> But some languages are so different that they change the way you think about programming, and those new ways of thinking improve your skill in every language.
I absolutely agree -- I never said that learning new languages is useless -- it's just that there are other things you can learn that are much (much) more useful.
For example, decent familiarity with various algorithms and data structures (the more the better), OS architecture and hardware architecture will also improve your skill in every language, and will do so to a much greater extent than knowing Lisp, Haskell, Prolog and Python. The reason is that different programming languages differ in the abstractions they provide and the way they're used to express algorithms. But abstractions -- while very important -- are secondary to the algorithms themselves.
I'm saying this from the vantage point of roughly 20 years of experience, after having learned (to varying degrees) Lisp, Haskell and Prolog. Yes, they help. But knowing that other stuff helps so much more.

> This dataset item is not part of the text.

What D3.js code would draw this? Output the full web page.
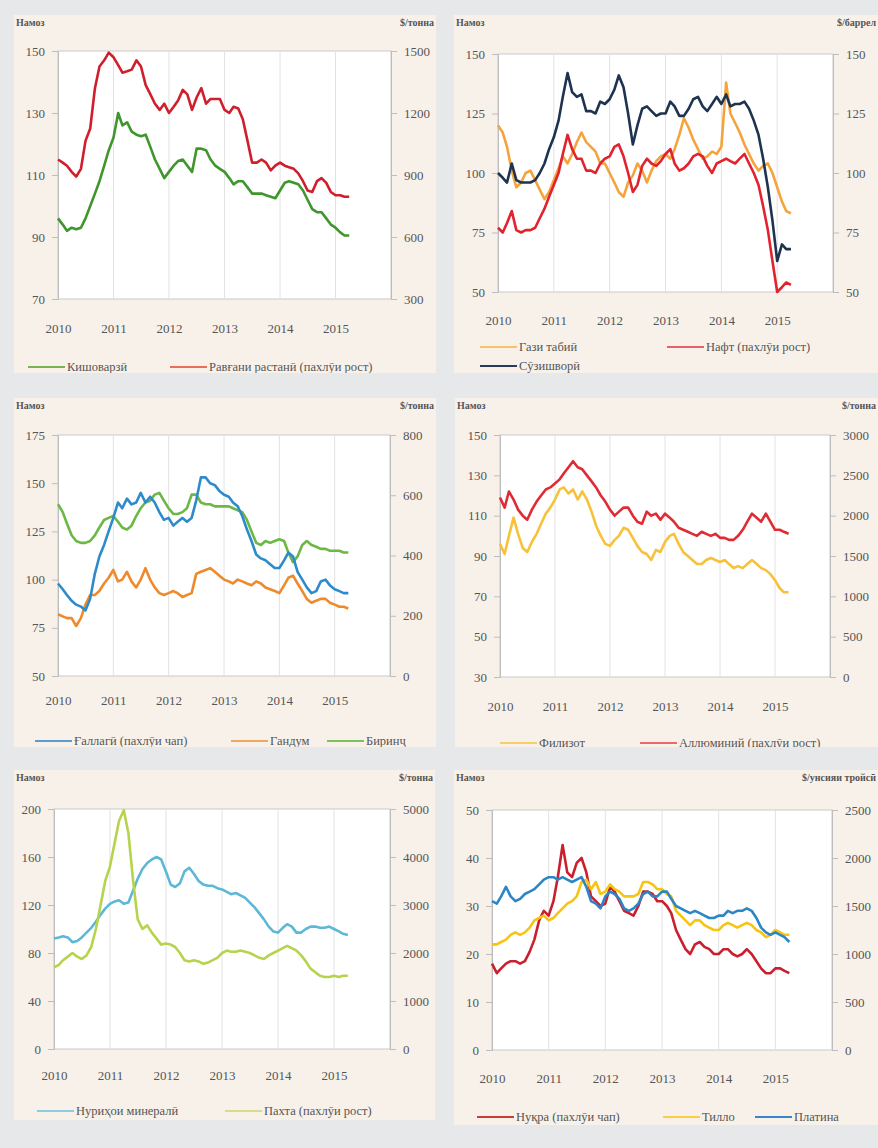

I find that it is younger programmers who tend to equate a program with its code, while more experienced programmers learn to separate the two: the code (which is very important), and the program itself -- the stream of machine instructions that get executed on the CPU and its interaction with other hardware subsystems and the OS. Today I can get a very good feel for what a program does -- and how elegantly it does it -- without even looking at the code or knowing what language it's written in, but simply by running it in a profiler (or several), although the profiler should be appropriate for the language. I find that "profile elegance" is even more important than "code elegance".
Code elegance is sometimes subjective and is almost always language dependent. Often, migrating abstraction concepts from one language to another really hurts code elegance; chief among those offending imported concepts is the monad, which has much better alternatives in imperative languages -- in fact, I'm giving a talk precisely about that in the upcoming Curry On/ECOOP conference in a couple of weeks.